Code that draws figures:
+===+
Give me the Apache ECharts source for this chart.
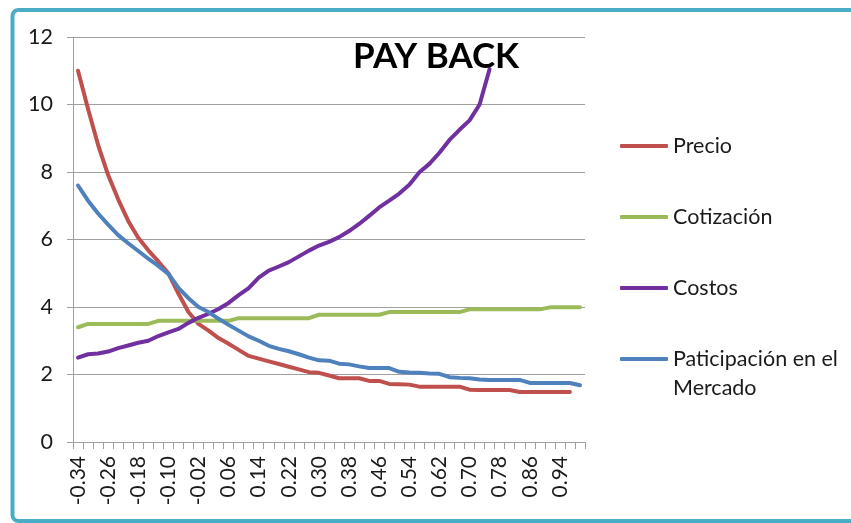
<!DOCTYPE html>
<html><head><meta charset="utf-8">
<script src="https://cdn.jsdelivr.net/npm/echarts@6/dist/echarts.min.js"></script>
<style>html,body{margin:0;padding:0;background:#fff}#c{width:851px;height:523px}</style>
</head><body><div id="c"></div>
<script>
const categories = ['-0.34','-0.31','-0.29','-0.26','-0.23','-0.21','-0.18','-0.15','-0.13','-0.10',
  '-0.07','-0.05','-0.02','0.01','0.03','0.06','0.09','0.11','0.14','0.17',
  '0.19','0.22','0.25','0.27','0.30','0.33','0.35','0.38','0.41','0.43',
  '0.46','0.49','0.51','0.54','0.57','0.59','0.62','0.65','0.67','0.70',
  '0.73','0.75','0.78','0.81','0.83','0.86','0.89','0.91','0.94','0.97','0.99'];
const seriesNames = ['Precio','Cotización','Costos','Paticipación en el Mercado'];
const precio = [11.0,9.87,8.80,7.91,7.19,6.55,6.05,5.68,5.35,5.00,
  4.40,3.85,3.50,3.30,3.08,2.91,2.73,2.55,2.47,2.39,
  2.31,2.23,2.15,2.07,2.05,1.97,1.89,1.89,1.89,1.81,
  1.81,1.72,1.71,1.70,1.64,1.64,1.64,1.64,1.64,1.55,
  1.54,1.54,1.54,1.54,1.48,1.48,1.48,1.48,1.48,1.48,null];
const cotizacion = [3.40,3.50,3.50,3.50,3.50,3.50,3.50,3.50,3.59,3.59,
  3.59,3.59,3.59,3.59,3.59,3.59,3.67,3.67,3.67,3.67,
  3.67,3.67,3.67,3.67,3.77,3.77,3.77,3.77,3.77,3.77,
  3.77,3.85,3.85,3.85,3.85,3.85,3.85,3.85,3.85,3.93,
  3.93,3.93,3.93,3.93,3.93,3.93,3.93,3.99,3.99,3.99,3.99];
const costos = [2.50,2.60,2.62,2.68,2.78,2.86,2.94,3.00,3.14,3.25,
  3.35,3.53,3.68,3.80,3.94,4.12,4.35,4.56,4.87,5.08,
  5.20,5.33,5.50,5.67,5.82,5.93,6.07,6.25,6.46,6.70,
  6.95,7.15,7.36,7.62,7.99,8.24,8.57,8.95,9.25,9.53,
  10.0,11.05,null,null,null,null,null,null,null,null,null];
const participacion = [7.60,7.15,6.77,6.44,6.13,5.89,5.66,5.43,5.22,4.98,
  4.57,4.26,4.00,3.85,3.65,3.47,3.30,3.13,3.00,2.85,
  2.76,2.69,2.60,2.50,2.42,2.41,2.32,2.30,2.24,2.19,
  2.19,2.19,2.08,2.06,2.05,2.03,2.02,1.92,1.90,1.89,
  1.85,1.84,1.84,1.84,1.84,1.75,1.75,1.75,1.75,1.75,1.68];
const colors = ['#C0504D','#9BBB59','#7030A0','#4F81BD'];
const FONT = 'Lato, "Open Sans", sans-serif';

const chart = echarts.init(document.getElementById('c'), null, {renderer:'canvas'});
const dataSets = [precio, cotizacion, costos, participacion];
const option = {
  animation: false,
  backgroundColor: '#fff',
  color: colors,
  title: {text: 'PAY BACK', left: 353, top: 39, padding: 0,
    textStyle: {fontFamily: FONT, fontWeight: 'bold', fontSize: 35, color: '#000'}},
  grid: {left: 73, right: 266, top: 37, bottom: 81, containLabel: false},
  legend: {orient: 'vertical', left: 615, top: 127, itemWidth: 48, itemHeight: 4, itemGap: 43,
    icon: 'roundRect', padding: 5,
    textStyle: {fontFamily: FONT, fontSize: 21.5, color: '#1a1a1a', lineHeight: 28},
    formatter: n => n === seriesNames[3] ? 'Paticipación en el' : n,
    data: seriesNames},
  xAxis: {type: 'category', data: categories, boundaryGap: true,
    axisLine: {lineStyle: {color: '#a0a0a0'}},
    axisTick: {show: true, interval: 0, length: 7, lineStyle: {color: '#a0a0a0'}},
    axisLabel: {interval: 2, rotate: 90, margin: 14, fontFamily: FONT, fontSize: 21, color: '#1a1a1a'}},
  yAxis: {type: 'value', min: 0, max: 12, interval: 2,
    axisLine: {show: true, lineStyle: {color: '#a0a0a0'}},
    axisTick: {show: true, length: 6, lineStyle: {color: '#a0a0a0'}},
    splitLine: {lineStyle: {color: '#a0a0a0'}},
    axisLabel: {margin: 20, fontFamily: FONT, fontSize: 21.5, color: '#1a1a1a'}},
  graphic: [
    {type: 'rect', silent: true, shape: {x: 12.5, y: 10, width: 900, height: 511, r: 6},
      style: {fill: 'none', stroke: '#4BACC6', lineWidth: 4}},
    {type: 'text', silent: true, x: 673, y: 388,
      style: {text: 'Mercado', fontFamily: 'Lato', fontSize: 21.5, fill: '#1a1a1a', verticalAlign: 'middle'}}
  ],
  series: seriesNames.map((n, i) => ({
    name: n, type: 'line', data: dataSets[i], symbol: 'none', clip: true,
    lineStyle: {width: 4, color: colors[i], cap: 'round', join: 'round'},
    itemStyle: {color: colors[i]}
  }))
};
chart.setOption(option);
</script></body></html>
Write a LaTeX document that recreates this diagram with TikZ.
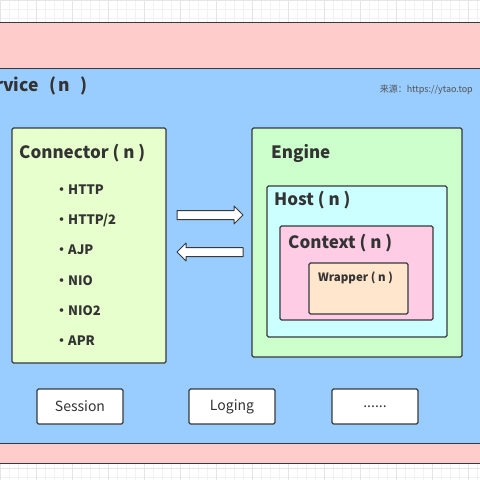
+===+
The data above needs to be retyped exactly, with the images left out.

Give me the Apache ECharts source for this chart.
<!DOCTYPE html>
<html><head><meta charset="utf-8">
<script src="https://cdn.jsdelivr.net/npm/echarts@6/dist/echarts.min.js"></script>
<style>html,body{margin:0;padding:0;background:#fff}#c{width:851px;height:523px}</style>
</head><body><div id="c"></div>
<script>
const categories = ['-0.34','-0.31','-0.29','-0.26','-0.23','-0.21','-0.18','-0.15','-0.13','-0.10',
  '-0.07','-0.05','-0.02','0.01','0.03','0.06','0.09','0.11','0.14','0.17',
  '0.19','0.22','0.25','0.27','0.30','0.33','0.35','0.38','0.41','0.43',
  '0.46','0.49','0.51','0.54','0.57','0.59','0.62','0.65','0.67','0.70',
  '0.73','0.75','0.78','0.81','0.83','0.86','0.89','0.91','0.94','0.97','0.99'];
const seriesNames = ['Precio','Cotización','Costos','Paticipación en el Mercado'];
const precio = [11.0,9.87,8.80,7.91,7.19,6.55,6.05,5.68,5.35,5.00,
  4.40,3.85,3.50,3.30,3.08,2.91,2.73,2.55,2.47,2.39,
  2.31,2.23,2.15,2.07,2.05,1.97,1.89,1.89,1.89,1.81,
  1.81,1.72,1.71,1.70,1.64,1.64,1.64,1.64,1.64,1.55,
  1.54,1.54,1.54,1.54,1.48,1.48,1.48,1.48,1.48,1.48,null];
const cotizacion = [3.40,3.50,3.50,3.50,3.50,3.50,3.50,3.50,3.59,3.59,
  3.59,3.59,3.59,3.59,3.59,3.59,3.67,3.67,3.67,3.67,
  3.67,3.67,3.67,3.67,3.77,3.77,3.77,3.77,3.77,3.77,
  3.77,3.85,3.85,3.85,3.85,3.85,3.85,3.85,3.85,3.93,
  3.93,3.93,3.93,3.93,3.93,3.93,3.93,3.99,3.99,3.99,3.99];
const costos = [2.50,2.60,2.62,2.68,2.78,2.86,2.94,3.00,3.14,3.25,
  3.35,3.53,3.68,3.80,3.94,4.12,4.35,4.56,4.87,5.08,
  5.20,5.33,5.50,5.67,5.82,5.93,6.07,6.25,6.46,6.70,
  6.95,7.15,7.36,7.62,7.99,8.24,8.57,8.95,9.25,9.53,
  10.0,11.05,null,null,null,null,null,null,null,null,null];
const participacion = [7.60,7.15,6.77,6.44,6.13,5.89,5.66,5.43,5.22,4.98,
  4.57,4.26,4.00,3.85,3.65,3.47,3.30,3.13,3.00,2.85,
  2.76,2.69,2.60,2.50,2.42,2.41,2.32,2.30,2.24,2.19,
  2.19,2.19,2.08,2.06,2.05,2.03,2.02,1.92,1.90,1.89,
  1.85,1.84,1.84,1.84,1.84,1.75,1.75,1.75,1.75,1.75,1.68];
const colors = ['#C0504D','#9BBB59','#7030A0','#4F81BD'];
const FONT = 'Lato, "Open Sans", sans-serif';

const chart = echarts.init(document.getElementById('c'), null, {renderer:'canvas'});
const dataSets = [precio, cotizacion, costos, participacion];
const option = {
  animation: false,
  backgroundColor: '#fff',
  color: colors,
  title: {text: 'PAY BACK', left: 353, top: 39, padding: 0,
    textStyle: {fontFamily: FONT, fontWeight: 'bold', fontSize: 35, color: '#000'}},
  grid: {left: 73, right: 266, top: 37, bottom: 81, containLabel: false},
  legend: {orient: 'vertical', left: 615, top: 127, itemWidth: 48, itemHeight: 4, itemGap: 43,
    icon: 'roundRect', padding: 5,
    textStyle: {fontFamily: FONT, fontSize: 21.5, color: '#1a1a1a', lineHeight: 28},
    formatter: n => n === seriesNames[3] ? 'Paticipación en el' : n,
    data: seriesNames},
  xAxis: {type: 'category', data: categories, boundaryGap: true,
    axisLine: {lineStyle: {color: '#a0a0a0'}},
    axisTick: {show: true, interval: 0, length: 7, lineStyle: {color: '#a0a0a0'}},
    axisLabel: {interval: 2, rotate: 90, margin: 14, fontFamily: FONT, fontSize: 21, color: '#1a1a1a'}},
  yAxis: {type: 'value', min: 0, max: 12, interval: 2,
    axisLine: {show: true, lineStyle: {color: '#a0a0a0'}},
    axisTick: {show: true, length: 6, lineStyle: {color: '#a0a0a0'}},
    splitLine: {lineStyle: {color: '#a0a0a0'}},
    axisLabel: {margin: 20, fontFamily: FONT, fontSize: 21.5, color: '#1a1a1a'}},
  graphic: [
    {type: 'rect', silent: true, shape: {x: 12.5, y: 10, width: 900, height: 511, r: 6},
      style: {fill: 'none', stroke: '#4BACC6', lineWidth: 4}},
    {type: 'text', silent: true, x: 673, y: 388,
      style: {text: 'Mercado', fontFamily: 'Lato', fontSize: 21.5, fill: '#1a1a1a', verticalAlign: 'middle'}}
  ],
  series: seriesNames.map((n, i) => ({
    name: n, type: 'line', data: dataSets[i], symbol: 'none', clip: true,
    lineStyle: {width: 4, color: colors[i], cap: 'round', join: 'round'},
    itemStyle: {color: colors[i]}
  }))
};
chart.setOption(option);
</script></body></html>
Write a LaTeX document that recreates this diagram with TikZ.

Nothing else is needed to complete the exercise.